A Simple Mental Model to Carry Around
If you remember nothing else, remember this picture. A leaderboard is like a cooking competition where every chef was given the same single dish to make. The winner cooked that one dish best. If you now hire that chef to run your bakery, you might be disappointed, because making one competition dish and running a bakery are different jobs. The competition told you something real about the chef, but not the thing you actually needed to know.
This is exactly how AI leaderboards work. The model won at the benchmark's "dish." Your job is your bakery. Sometimes the skills transfer and sometimes they do not, and the only way to know is to watch the chef make your bread, which is what testing on your own examples means.
Why this mental model helps
It keeps you from two opposite traps at once. You will not dismiss leaderboards entirely, because the competition genuinely revealed skill. And you will not over-trust them, because you remember that one dish is not a whole bakery. Holding both ideas together is most of what expertise in this area amounts to.
What to Do When You Feel Overwhelmed
Beginners often freeze because there are so many models, so many benchmarks, and so much jargon. Here is the calming truth: you do not need to understand the whole landscape to make a good choice. You need to understand your own task and try a few options against it. The vast field of models collapses to a tiny field once you filter for "ranks decently and resembles my work."
So when you feel lost, return to two questions. What am I actually trying to get the model to do? And which two or three models should I simply try on it? Almost everything else is detail you can pick up later, once these basics feel natural.
Frequently Asked Questions
Do I need to understand the math behind the scores?
No. You can be perfectly competent at reading and using leaderboards without understanding how scores are computed. What matters is knowing what the benchmark tested and whether that resembles your work. The arithmetic is the easy part and rarely the part that misleads you.
Is a higher score always better?
A higher score is better only on that specific benchmark. It does not guarantee the model is better for you. Always ask what the benchmark measured before treating a high score as good news, because the test may have nothing to do with your needs.
What if I do not have technical skills to test models myself?
You do not need technical skills. Testing a model on your own work can be as simple as copying a few of your real tasks into the model and reading the answers. If the answers are good, the model is good for you, regardless of where it sits on any chart.
Why do the rankings keep changing?
New models are released constantly, and each can leapfrog the others on various benchmarks. The churn is normal. As a beginner you should not feel pressure to keep up with every shuffle; re-check only when you are about to make a real decision.
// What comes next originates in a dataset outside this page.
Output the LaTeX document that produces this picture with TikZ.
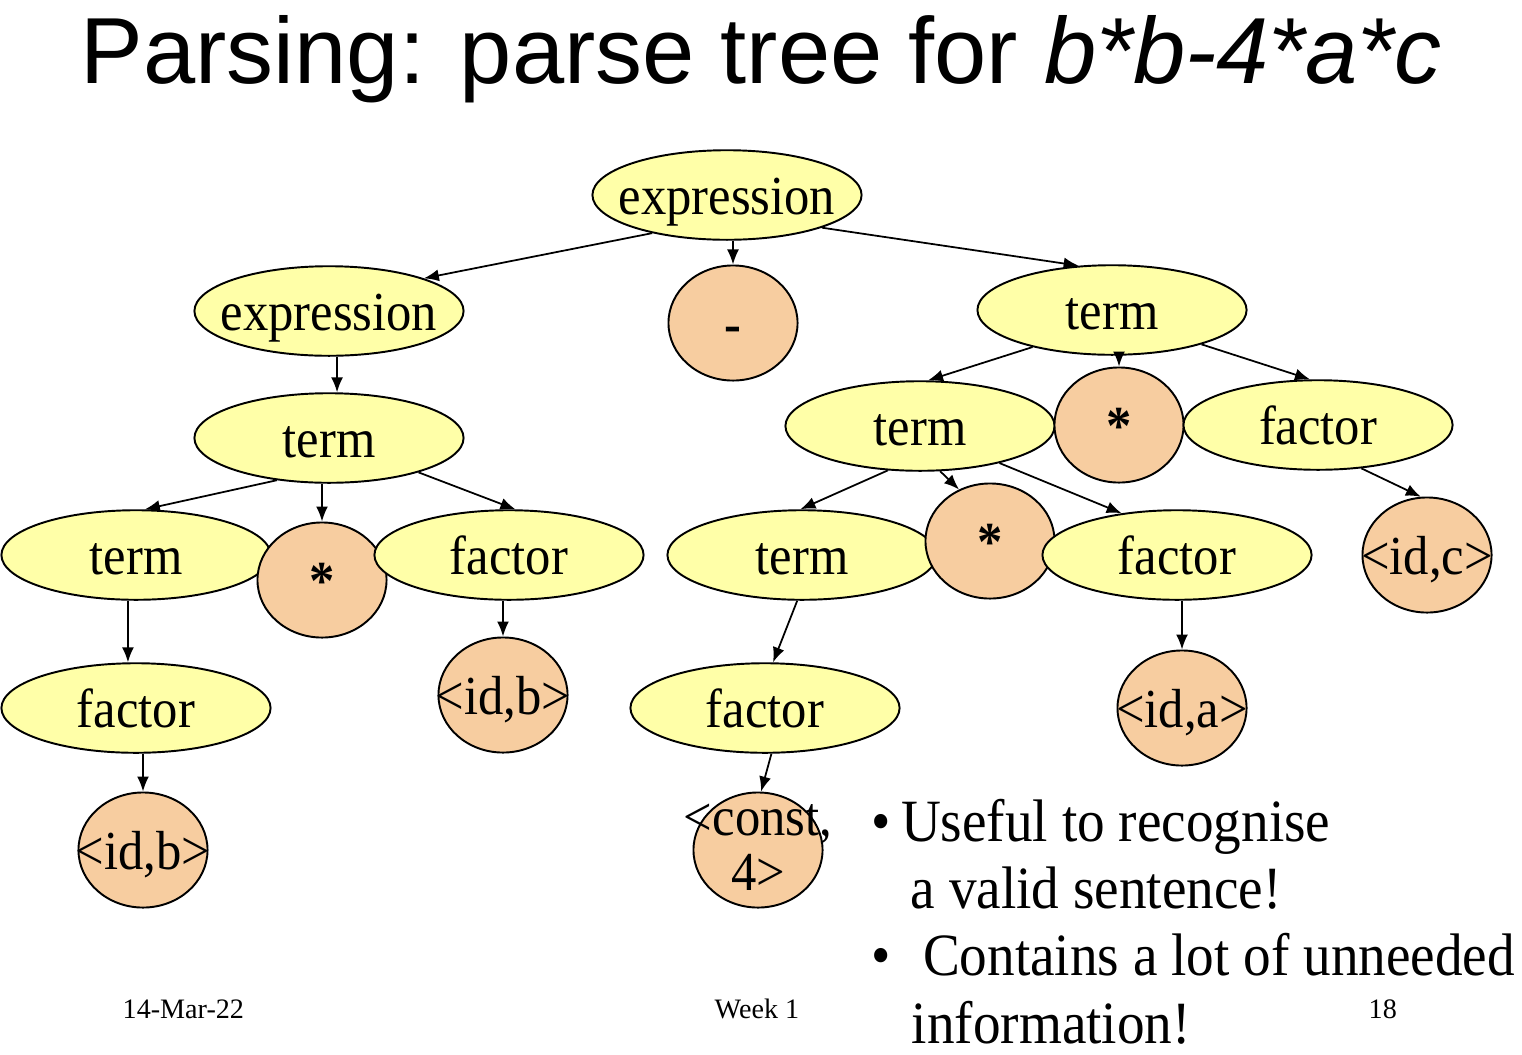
\documentclass[tikz,border=0pt]{standalone}
\usepackage{fontspec}
\setmainfont{Liberation Serif}
\newfontfamily\titlefont{Liberation Sans}
\newfontfamily\treefont[FakeStretch=0.92]{Liberation Serif}
\usetikzlibrary{shapes.geometric,arrows.meta}

\definecolor{ntyellow}{RGB}{255,255,168}
\definecolor{tokorange}{RGB}{247,205,160}

% text of fixed width zero, so the shapes keep their size
\newcommand\nb[1]{\makebox[0pt]{#1}}
\newcommand\constlabel{\vbox{\baselineskip=0.55cm\halign{\hfil##\hfil\cr<const,\cr4>\cr}}}

\tikzset{
    nterm/.style={ellipse, draw, line width=0.55pt, fill=ntyellow, inner sep=0pt,
        minimum width=2.69cm, minimum height=0.895cm,
        font=\fontsize{15.65pt}{18pt}\treefont, text height=0.42cm, text depth=0.04cm},
    token/.style={nterm, fill=tokorange, minimum width=1.29cm, minimum height=1.15cm},
    edge/.style={-{Latex[length=1.5mm,width=1.2mm]}, line width=0.5pt},
    foot/.style={anchor=base west, inner sep=0pt, font=\fontsize{8pt}{9.6pt}\selectfont}
}

\begin{document}
\begin{tikzpicture}[x=0.01cm, y=-0.01cm]
    \useasboundingbox (0,0) rectangle (1522,1054);

    % Title
    \node[anchor=base west, inner sep=0pt, font=\fontsize{26.7pt}{32pt}\titlefont]
        (title) at (80,83) {Parsing: parse tree for \textit{b*b-4*a*c}};

    % Level 1 and 2
    \node[nterm] (expr) at (727,195) {\nb{expression}};
    \node[nterm] (lexpr) at (329,311) {\nb{expression}};
    \node[token] (minus) at (733,323) {\nb{\textbf{-}}};
    \node[nterm] (rterm) at (1112,310) {\nb{term}};

    % Level 3
    \node[nterm] (lterm) at (329,438) {\nb{term}};
    \node[nterm] (mterm) at (920,426) {\nb{term}};
    \node[token] (mstar) at (1119,425) {\nb{\textbf{*}}};
    \node[nterm] (mfactor) at (1318,425) {\nb{factor}};

    % Level 4
    \node[nterm] (llterm) at (136,555) {\nb{term}};
    \node[token] (lstar) at (322,580) {\nb{\textbf{*}}};
    \node[nterm] (lfactor) at (509,555) {\nb{factor}};
    \node[nterm] (rlterm) at (802,555) {\nb{term}};
    \node[token] (rstar) at (990,541) {\nb{\textbf{*}}};
    \node[nterm] (rfactor) at (1177,555) {\nb{factor}};
    \node[token] (idc) at (1427,555) {\nb{<id,c>}};

    % Level 5 and 6
    \node[nterm] (llfactor) at (136,708) {\nb{factor}};
    \node[token] (idb) at (503,695) {\nb{<id,b>}};
    \node[nterm] (rlfactor) at (765,708) {\nb{factor}};
    \node[token] (ida) at (1182,708) {\nb{<id,a>}};
    \node[token] (idbb) at (143,850) {\nb{<id,b>}};
    \node[token] (const) at (758,850) {\nb{\raisebox{-0.21cm}{\constlabel}}};

    % Edges
    \draw[edge] (expr.207) -- (lexpr.19);
    \draw[edge] (expr.south -| minus) -- (minus.north);
    \draw[edge] (expr.-19) -- (rterm.127);
    \draw[edge] (lexpr.-80) -- (lterm.80);
    \draw[edge] (lterm.219) -- (llterm.79);
    \draw[edge] (lterm.south -| lstar) -- (lstar.north);
    \draw[edge] (lterm.-21) -- (lfactor.82);
    \draw[edge] (llterm.-100) -- (llfactor.100);
    \draw[edge] (lfactor.south -| idb) -- (idb.north);
    \draw[edge] (llfactor.south -| idbb) -- (idbb.north);
    \draw[edge] (rterm.205) -- (mterm.80);
    \draw[edge] (rterm.south -| mstar) -- (mstar.north);
    \draw[edge] (rterm.-21) -- (mfactor.100);
    \draw[edge] (mterm.234) -- (rlterm.92);
    \draw[edge] (mterm.-66) -- (rstar.121);
    \draw[edge] (mterm.-25) -- (rfactor.143);
    \draw[edge] (mfactor.-45) -- (idc.96);
    \draw[edge] (rlterm.-96) -- (rlfactor.80);
    \draw[edge] (rfactor.south -| ida) -- (ida.north);
    \draw[edge] (rlfactor.-82) -- (const.87);

    % Notes (base is the last line)
    \node[anchor=base west, inner sep=0pt, align=left,
        font=\fontsize{17.07pt}{19.06pt}\treefont] (notes) at (871,1043)
        {\textbullet\hspace{0.1cm}Useful to recognise\\
         \hspace*{0.39cm}a valid sentence!\\
         \textbullet\hspace{0.32cm}Contains a lot of unneeded\\
         \hspace*{0.40cm}information!};

    % Footer
    \node[foot] (date) at (122,1018) {14-Mar-22};
    \node[foot] (week) at (714,1018) {Week 1};
    \node[foot] (page) at (1368,1018) {18};

\end{tikzpicture}
\end{document}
Which leaderboard should a beginner trust?
No single one. Look at two or three independent ones, notice where a model ranks consistently well, and treat that consistency as a mild positive signal. Then confirm with your own quick test. Trust your test over any chart.
Key Takeaways
- A leaderboard ranks models by their score on a benchmark, and the benchmark choice determines the whole order.
- Exam-style benchmarks measure correctness; preference benchmarks measure what people like. They are not the same.
- The top-ranked model is best at the benchmark's tasks, which may not match your tasks at all.
- Use leaderboards to narrow your options, then judge the finalists on a few of your own real examples.
- You do not need technical skills to evaluate a model for your needs; reading its answers to your tasks is enough.